GOAL OF THE EXERCISE
Please set down all the lines beneath this one exactly, without the pictures.

DATASET CONTENT

* BEGIN *

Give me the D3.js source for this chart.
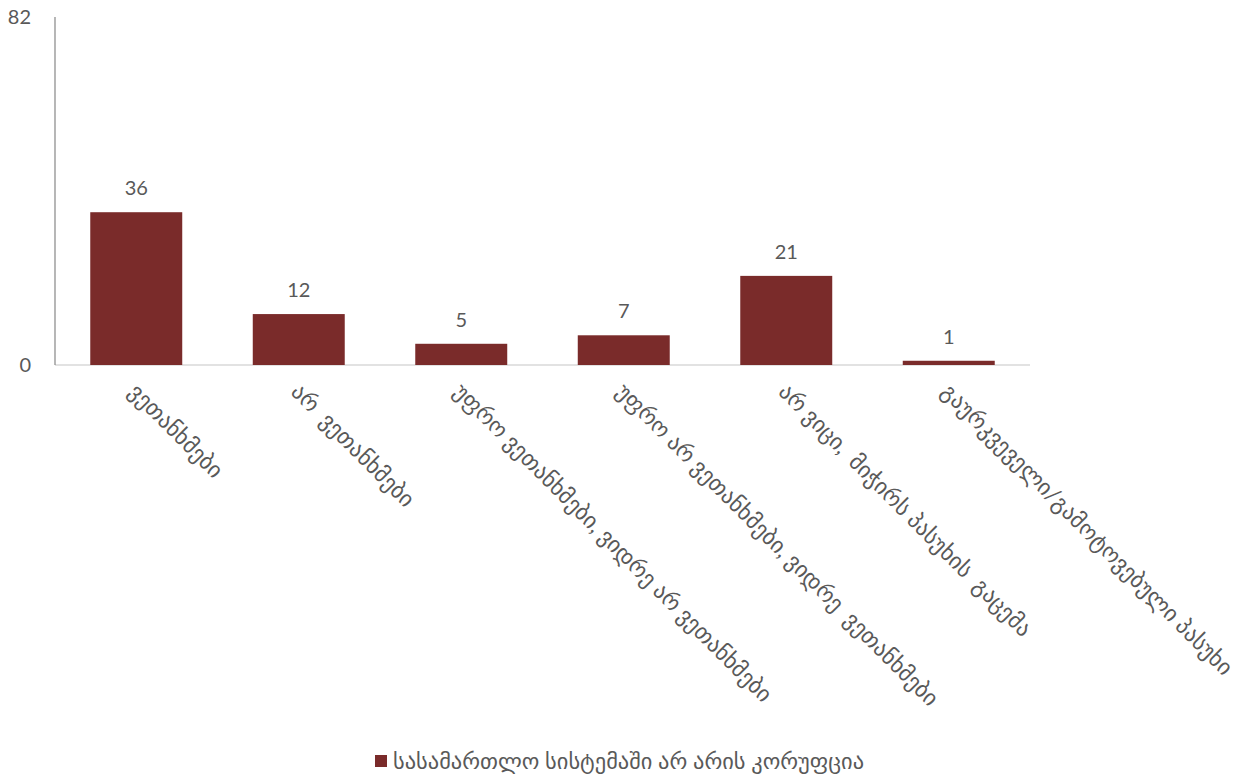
<!DOCTYPE html>
<html>
<head>
<meta charset="utf-8">
<script src="https://cdn.jsdelivr.net/npm/d3@7"></script>
<style>
  html, body { margin: 0; padding: 0; background: #fff; }
  svg text { font-family: Lato, "DejaVu Sans", sans-serif; fill: #595959; }
</style>
</head>
<body>
<svg id="chart" width="1242" height="778"></svg>
<script>
// categories + values
const categories = [
  'ვეთანხმები',
  'არ  ვეთანხმები',
  'უფრო ვეთანხმები, ვიდრე არ ვეთანხმები',
  'უფრო არ ვეთანხმები, ვიდრე  ვეთანხმები',
  'არ ვიცი,  მიჭირს პასუხის  გაცემა',
  'გაურკვეველი/გამოტოვებული პასუხი'
];
const values = [36, 12, 5, 7, 21, 1];
const yTicks = [0, 82];
const seriesName = 'სასამართლო სისტემაში არ არის კორუფცია';

const BAR = '#7a2b2a';
const svg = d3.select('#chart');
const m = { left: 55, right: 212, top: 17, bottom: 413 };
const W = 1242, H = 778;

const x = d3.scaleBand()
  .domain(categories)
  .range([m.left, W - m.right])
  .paddingInner(0.434)
  .paddingOuter(0.217);

const y = d3.scaleLinear()
  .domain([0, 82])
  .range([H - m.bottom, m.top]);

// x axis baseline
svg.append('line')
  .attr('x1', m.left).attr('x2', W - m.right)
  .attr('y1', y(0)).attr('y2', y(0))
  .attr('stroke', '#d9d9d9').attr('stroke-width', 1.5);

// y axis line
svg.append('line')
  .attr('x1', m.left).attr('x2', m.left)
  .attr('y1', y(82)).attr('y2', y(0))
  .attr('stroke', '#868686').attr('stroke-width', 1.2);

// y tick labels
svg.selectAll('.ytick')
  .data(yTicks)
  .join('text')
  .attr('class', 'ytick')
  .attr('x', 31).attr('y', d => y(d))
  .attr('dy', '0.35em')
  .attr('text-anchor', 'end')
  .style('font-size', '20px')
  .text(d => d);

// bars
svg.selectAll('.bar')
  .data(values)
  .join('rect')
  .attr('class', 'bar')
  .attr('x', (d, i) => x(categories[i]))
  .attr('width', x.bandwidth())
  .attr('y', d => y(d))
  .attr('height', d => y(0) - y(d))
  .attr('fill', BAR);

// value labels
svg.selectAll('.val')
  .data(values)
  .join('text')
  .attr('class', 'val')
  .attr('x', (d, i) => x(categories[i]) + x.bandwidth() / 2)
  .attr('y', d => y(d) - 17)
  .attr('text-anchor', 'middle')
  .style('font-size', '20px')
  .text(d => d);

// rotated category labels
svg.selectAll('.cat')
  .data(categories)
  .join('text')
  .attr('class', 'cat')
  .attr('transform', d => `translate(${x(d) + x.bandwidth() / 2 - 9},${y(0) + 28}) rotate(45)`)
  .attr('xml:space', 'preserve')
  .style('white-space', 'pre')
  .style('font-size', '22.5px')
  .text(d => d);

// legend
const lg = svg.append('g').attr('transform', 'translate(375,761)');
lg.append('rect')
  .attr('x', 0).attr('y', -6).attr('width', 12).attr('height', 12)
  .attr('fill', BAR);
lg.append('text')
  .attr('x', 18).attr('y', 0).attr('dy', '0.35em')
  .style('font-size', '22.4px')
  .text(seriesName);
</script>
</body>
</html>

* END *

EXERCISE RESULT
Give me the D3.js source for this chart.
<!DOCTYPE html>
<html>
<head>
<meta charset="utf-8">
<script src="https://cdn.jsdelivr.net/npm/d3@7"></script>
<style>
  html, body { margin: 0; padding: 0; background: #fff; }
  svg text { font-family: Lato, "DejaVu Sans", sans-serif; fill: #595959; }
</style>
</head>
<body>
<svg id="chart" width="1242" height="778"></svg>
<script>
// categories + values
const categories = [
  'ვეთანხმები',
  'არ  ვეთანხმები',
  'უფრო ვეთანხმები, ვიდრე არ ვეთანხმები',
  'უფრო არ ვეთანხმები, ვიდრე  ვეთანხმები',
  'არ ვიცი,  მიჭირს პასუხის  გაცემა',
  'გაურკვეველი/გამოტოვებული პასუხი'
];
const values = [36, 12, 5, 7, 21, 1];
const yTicks = [0, 82];
const seriesName = 'სასამართლო სისტემაში არ არის კორუფცია';

const BAR = '#7a2b2a';
const svg = d3.select('#chart');
const m = { left: 55, right: 212, top: 17, bottom: 413 };
const W = 1242, H = 778;

const x = d3.scaleBand()
  .domain(categories)
  .range([m.left, W - m.right])
  .paddingInner(0.434)
  .paddingOuter(0.217);

const y = d3.scaleLinear()
  .domain([0, 82])
  .range([H - m.bottom, m.top]);

// x axis baseline
svg.append('line')
  .attr('x1', m.left).attr('x2', W - m.right)
  .attr('y1', y(0)).attr('y2', y(0))
  .attr('stroke', '#d9d9d9').attr('stroke-width', 1.5);

// y axis line
svg.append('line')
  .attr('x1', m.left).attr('x2', m.left)
  .attr('y1', y(82)).attr('y2', y(0))
  .attr('stroke', '#868686').attr('stroke-width', 1.2);

// y tick labels
svg.selectAll('.ytick')
  .data(yTicks)
  .join('text')
  .attr('class', 'ytick')
  .attr('x', 31).attr('y', d => y(d))
  .attr('dy', '0.35em')
  .attr('text-anchor', 'end')
  .style('font-size', '20px')
  .text(d => d);

// bars
svg.selectAll('.bar')
  .data(values)
  .join('rect')
  .attr('class', 'bar')
  .attr('x', (d, i) => x(categories[i]))
  .attr('width', x.bandwidth())
  .attr('y', d => y(d))
  .attr('height', d => y(0) - y(d))
  .attr('fill', BAR);

// value labels
svg.selectAll('.val')
  .data(values)
  .join('text')
  .attr('class', 'val')
  .attr('x', (d, i) => x(categories[i]) + x.bandwidth() / 2)
  .attr('y', d => y(d) - 17)
  .attr('text-anchor', 'middle')
  .style('font-size', '20px')
  .text(d => d);

// rotated category labels
svg.selectAll('.cat')
  .data(categories)
  .join('text')
  .attr('class', 'cat')
  .attr('transform', d => `translate(${x(d) + x.bandwidth() / 2 - 9},${y(0) + 28}) rotate(45)`)
  .attr('xml:space', 'preserve')
  .style('white-space', 'pre')
  .style('font-size', '22.5px')
  .text(d => d);

// legend
const lg = svg.append('g').attr('transform', 'translate(375,761)');
lg.append('rect')
  .attr('x', 0).attr('y', -6).attr('width', 12).attr('height', 12)
  .attr('fill', BAR);
lg.append('text')
  .attr('x', 18).attr('y', 0).attr('dy', '0.35em')
  .style('font-size', '22.4px')
  .text(seriesName);
</script>
</body>
</html>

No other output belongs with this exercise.